▶ **Material for the task**
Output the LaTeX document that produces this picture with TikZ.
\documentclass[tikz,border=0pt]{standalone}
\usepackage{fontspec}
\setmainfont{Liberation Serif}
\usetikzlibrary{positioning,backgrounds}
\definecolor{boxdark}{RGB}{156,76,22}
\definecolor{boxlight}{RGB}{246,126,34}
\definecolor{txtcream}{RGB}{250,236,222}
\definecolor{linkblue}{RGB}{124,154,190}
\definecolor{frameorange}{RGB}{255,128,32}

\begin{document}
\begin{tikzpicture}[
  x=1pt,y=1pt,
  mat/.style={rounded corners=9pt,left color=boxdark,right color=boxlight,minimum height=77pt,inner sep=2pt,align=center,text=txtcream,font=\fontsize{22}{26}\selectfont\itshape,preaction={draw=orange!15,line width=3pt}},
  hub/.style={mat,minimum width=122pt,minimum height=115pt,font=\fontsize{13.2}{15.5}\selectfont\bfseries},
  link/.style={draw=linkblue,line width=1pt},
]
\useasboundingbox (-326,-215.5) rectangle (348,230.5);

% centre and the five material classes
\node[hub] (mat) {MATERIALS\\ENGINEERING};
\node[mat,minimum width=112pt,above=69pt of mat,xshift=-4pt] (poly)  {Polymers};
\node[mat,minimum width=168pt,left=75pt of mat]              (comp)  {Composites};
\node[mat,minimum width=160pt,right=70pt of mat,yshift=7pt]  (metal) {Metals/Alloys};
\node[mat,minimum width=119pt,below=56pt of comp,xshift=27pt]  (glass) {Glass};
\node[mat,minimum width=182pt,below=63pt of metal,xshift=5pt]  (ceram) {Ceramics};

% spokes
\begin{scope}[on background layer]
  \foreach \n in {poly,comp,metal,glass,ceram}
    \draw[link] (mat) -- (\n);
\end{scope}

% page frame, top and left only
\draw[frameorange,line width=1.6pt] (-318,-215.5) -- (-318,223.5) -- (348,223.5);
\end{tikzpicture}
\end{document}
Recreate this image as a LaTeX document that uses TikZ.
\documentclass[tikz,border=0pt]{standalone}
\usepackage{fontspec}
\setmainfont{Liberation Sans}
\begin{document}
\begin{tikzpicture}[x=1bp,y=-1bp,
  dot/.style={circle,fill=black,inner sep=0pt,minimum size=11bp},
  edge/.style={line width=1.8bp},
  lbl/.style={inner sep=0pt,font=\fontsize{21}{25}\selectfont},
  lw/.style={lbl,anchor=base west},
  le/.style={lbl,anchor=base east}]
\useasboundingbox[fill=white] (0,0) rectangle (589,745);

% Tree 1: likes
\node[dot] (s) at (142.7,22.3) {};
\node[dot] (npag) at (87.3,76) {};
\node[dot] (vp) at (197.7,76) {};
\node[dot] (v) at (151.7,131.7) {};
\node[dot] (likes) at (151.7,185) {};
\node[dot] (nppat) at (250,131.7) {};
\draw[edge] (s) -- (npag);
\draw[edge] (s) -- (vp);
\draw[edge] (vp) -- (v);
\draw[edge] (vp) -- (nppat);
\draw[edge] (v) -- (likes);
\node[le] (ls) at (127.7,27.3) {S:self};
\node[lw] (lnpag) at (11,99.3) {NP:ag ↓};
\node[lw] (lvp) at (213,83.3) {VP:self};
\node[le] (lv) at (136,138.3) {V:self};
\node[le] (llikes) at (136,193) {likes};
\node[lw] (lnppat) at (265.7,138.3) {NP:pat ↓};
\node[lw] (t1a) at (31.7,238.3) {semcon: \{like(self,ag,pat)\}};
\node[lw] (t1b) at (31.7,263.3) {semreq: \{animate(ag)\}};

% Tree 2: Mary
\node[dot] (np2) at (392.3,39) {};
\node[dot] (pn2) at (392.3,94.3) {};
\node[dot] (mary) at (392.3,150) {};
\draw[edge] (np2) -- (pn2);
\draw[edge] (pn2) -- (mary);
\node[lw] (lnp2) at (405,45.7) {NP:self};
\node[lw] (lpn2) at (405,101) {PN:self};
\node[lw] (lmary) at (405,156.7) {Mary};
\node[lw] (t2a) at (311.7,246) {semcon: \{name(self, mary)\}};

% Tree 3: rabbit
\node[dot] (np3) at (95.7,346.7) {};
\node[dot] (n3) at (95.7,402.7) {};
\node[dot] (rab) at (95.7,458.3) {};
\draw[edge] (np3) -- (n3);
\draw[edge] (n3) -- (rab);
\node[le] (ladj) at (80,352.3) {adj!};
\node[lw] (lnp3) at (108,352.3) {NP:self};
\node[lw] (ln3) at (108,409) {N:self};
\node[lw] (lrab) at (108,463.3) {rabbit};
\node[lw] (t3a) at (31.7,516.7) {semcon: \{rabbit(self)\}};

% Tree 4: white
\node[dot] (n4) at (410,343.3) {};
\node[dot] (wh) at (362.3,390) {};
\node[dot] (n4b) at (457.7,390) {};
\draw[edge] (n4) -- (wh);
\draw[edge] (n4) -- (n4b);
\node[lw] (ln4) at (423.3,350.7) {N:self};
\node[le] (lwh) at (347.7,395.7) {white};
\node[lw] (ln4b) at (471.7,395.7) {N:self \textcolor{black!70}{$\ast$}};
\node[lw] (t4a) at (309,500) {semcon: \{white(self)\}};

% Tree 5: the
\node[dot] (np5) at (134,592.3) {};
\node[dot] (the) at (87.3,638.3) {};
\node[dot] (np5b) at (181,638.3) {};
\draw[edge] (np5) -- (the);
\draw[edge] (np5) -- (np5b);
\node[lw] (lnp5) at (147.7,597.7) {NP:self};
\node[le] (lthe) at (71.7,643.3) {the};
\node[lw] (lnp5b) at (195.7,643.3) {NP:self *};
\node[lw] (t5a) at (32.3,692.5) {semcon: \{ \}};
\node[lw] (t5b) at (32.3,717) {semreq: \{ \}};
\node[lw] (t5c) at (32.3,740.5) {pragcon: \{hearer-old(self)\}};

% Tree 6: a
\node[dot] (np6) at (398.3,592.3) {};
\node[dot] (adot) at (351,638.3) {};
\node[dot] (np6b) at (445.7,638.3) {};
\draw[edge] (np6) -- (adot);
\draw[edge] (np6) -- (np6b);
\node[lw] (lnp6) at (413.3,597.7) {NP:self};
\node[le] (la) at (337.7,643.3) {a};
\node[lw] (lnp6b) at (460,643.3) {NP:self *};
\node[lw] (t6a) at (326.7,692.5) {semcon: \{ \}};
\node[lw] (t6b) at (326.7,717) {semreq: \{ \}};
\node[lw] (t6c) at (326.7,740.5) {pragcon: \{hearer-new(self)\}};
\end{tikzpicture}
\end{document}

▶ **Problem to solve**
Write out every line exactly as it stands.

▶ **In response**
Output the LaTeX document that produces this picture with TikZ.
\documentclass[tikz,border=0pt]{standalone}
\usepackage{fontspec}
\setmainfont{Liberation Serif}
\usetikzlibrary{positioning,backgrounds}
\definecolor{boxdark}{RGB}{156,76,22}
\definecolor{boxlight}{RGB}{246,126,34}
\definecolor{txtcream}{RGB}{250,236,222}
\definecolor{linkblue}{RGB}{124,154,190}
\definecolor{frameorange}{RGB}{255,128,32}

\begin{document}
\begin{tikzpicture}[
  x=1pt,y=1pt,
  mat/.style={rounded corners=9pt,left color=boxdark,right color=boxlight,minimum height=77pt,inner sep=2pt,align=center,text=txtcream,font=\fontsize{22}{26}\selectfont\itshape,preaction={draw=orange!15,line width=3pt}},
  hub/.style={mat,minimum width=122pt,minimum height=115pt,font=\fontsize{13.2}{15.5}\selectfont\bfseries},
  link/.style={draw=linkblue,line width=1pt},
]
\useasboundingbox (-326,-215.5) rectangle (348,230.5);

% centre and the five material classes
\node[hub] (mat) {MATERIALS\\ENGINEERING};
\node[mat,minimum width=112pt,above=69pt of mat,xshift=-4pt] (poly)  {Polymers};
\node[mat,minimum width=168pt,left=75pt of mat]              (comp)  {Composites};
\node[mat,minimum width=160pt,right=70pt of mat,yshift=7pt]  (metal) {Metals/Alloys};
\node[mat,minimum width=119pt,below=56pt of comp,xshift=27pt]  (glass) {Glass};
\node[mat,minimum width=182pt,below=63pt of metal,xshift=5pt]  (ceram) {Ceramics};

% spokes
\begin{scope}[on background layer]
  \foreach \n in {poly,comp,metal,glass,ceram}
    \draw[link] (mat) -- (\n);
\end{scope}

% page frame, top and left only
\draw[frameorange,line width=1.6pt] (-318,-215.5) -- (-318,223.5) -- (348,223.5);
\end{tikzpicture}
\end{document}
Recreate this image as a LaTeX document that uses TikZ.
\documentclass[tikz,border=0pt]{standalone}
\usepackage{fontspec}
\setmainfont{Liberation Sans}
\begin{document}
\begin{tikzpicture}[x=1bp,y=-1bp,
  dot/.style={circle,fill=black,inner sep=0pt,minimum size=11bp},
  edge/.style={line width=1.8bp},
  lbl/.style={inner sep=0pt,font=\fontsize{21}{25}\selectfont},
  lw/.style={lbl,anchor=base west},
  le/.style={lbl,anchor=base east}]
\useasboundingbox[fill=white] (0,0) rectangle (589,745);

% Tree 1: likes
\node[dot] (s) at (142.7,22.3) {};
\node[dot] (npag) at (87.3,76) {};
\node[dot] (vp) at (197.7,76) {};
\node[dot] (v) at (151.7,131.7) {};
\node[dot] (likes) at (151.7,185) {};
\node[dot] (nppat) at (250,131.7) {};
\draw[edge] (s) -- (npag);
\draw[edge] (s) -- (vp);
\draw[edge] (vp) -- (v);
\draw[edge] (vp) -- (nppat);
\draw[edge] (v) -- (likes);
\node[le] (ls) at (127.7,27.3) {S:self};
\node[lw] (lnpag) at (11,99.3) {NP:ag ↓};
\node[lw] (lvp) at (213,83.3) {VP:self};
\node[le] (lv) at (136,138.3) {V:self};
\node[le] (llikes) at (136,193) {likes};
\node[lw] (lnppat) at (265.7,138.3) {NP:pat ↓};
\node[lw] (t1a) at (31.7,238.3) {semcon: \{like(self,ag,pat)\}};
\node[lw] (t1b) at (31.7,263.3) {semreq: \{animate(ag)\}};

% Tree 2: Mary
\node[dot] (np2) at (392.3,39) {};
\node[dot] (pn2) at (392.3,94.3) {};
\node[dot] (mary) at (392.3,150) {};
\draw[edge] (np2) -- (pn2);
\draw[edge] (pn2) -- (mary);
\node[lw] (lnp2) at (405,45.7) {NP:self};
\node[lw] (lpn2) at (405,101) {PN:self};
\node[lw] (lmary) at (405,156.7) {Mary};
\node[lw] (t2a) at (311.7,246) {semcon: \{name(self, mary)\}};

% Tree 3: rabbit
\node[dot] (np3) at (95.7,346.7) {};
\node[dot] (n3) at (95.7,402.7) {};
\node[dot] (rab) at (95.7,458.3) {};
\draw[edge] (np3) -- (n3);
\draw[edge] (n3) -- (rab);
\node[le] (ladj) at (80,352.3) {adj!};
\node[lw] (lnp3) at (108,352.3) {NP:self};
\node[lw] (ln3) at (108,409) {N:self};
\node[lw] (lrab) at (108,463.3) {rabbit};
\node[lw] (t3a) at (31.7,516.7) {semcon: \{rabbit(self)\}};

% Tree 4: white
\node[dot] (n4) at (410,343.3) {};
\node[dot] (wh) at (362.3,390) {};
\node[dot] (n4b) at (457.7,390) {};
\draw[edge] (n4) -- (wh);
\draw[edge] (n4) -- (n4b);
\node[lw] (ln4) at (423.3,350.7) {N:self};
\node[le] (lwh) at (347.7,395.7) {white};
\node[lw] (ln4b) at (471.7,395.7) {N:self \textcolor{black!70}{$\ast$}};
\node[lw] (t4a) at (309,500) {semcon: \{white(self)\}};

% Tree 5: the
\node[dot] (np5) at (134,592.3) {};
\node[dot] (the) at (87.3,638.3) {};
\node[dot] (np5b) at (181,638.3) {};
\draw[edge] (np5) -- (the);
\draw[edge] (np5) -- (np5b);
\node[lw] (lnp5) at (147.7,597.7) {NP:self};
\node[le] (lthe) at (71.7,643.3) {the};
\node[lw] (lnp5b) at (195.7,643.3) {NP:self *};
\node[lw] (t5a) at (32.3,692.5) {semcon: \{ \}};
\node[lw] (t5b) at (32.3,717) {semreq: \{ \}};
\node[lw] (t5c) at (32.3,740.5) {pragcon: \{hearer-old(self)\}};

% Tree 6: a
\node[dot] (np6) at (398.3,592.3) {};
\node[dot] (adot) at (351,638.3) {};
\node[dot] (np6b) at (445.7,638.3) {};
\draw[edge] (np6) -- (adot);
\draw[edge] (np6) -- (np6b);
\node[lw] (lnp6) at (413.3,597.7) {NP:self};
\node[le] (la) at (337.7,643.3) {a};
\node[lw] (lnp6b) at (460,643.3) {NP:self *};
\node[lw] (t6a) at (326.7,692.5) {semcon: \{ \}};
\node[lw] (t6b) at (326.7,717) {semreq: \{ \}};
\node[lw] (t6c) at (326.7,740.5) {pragcon: \{hearer-new(self)\}};
\end{tikzpicture}
\end{document}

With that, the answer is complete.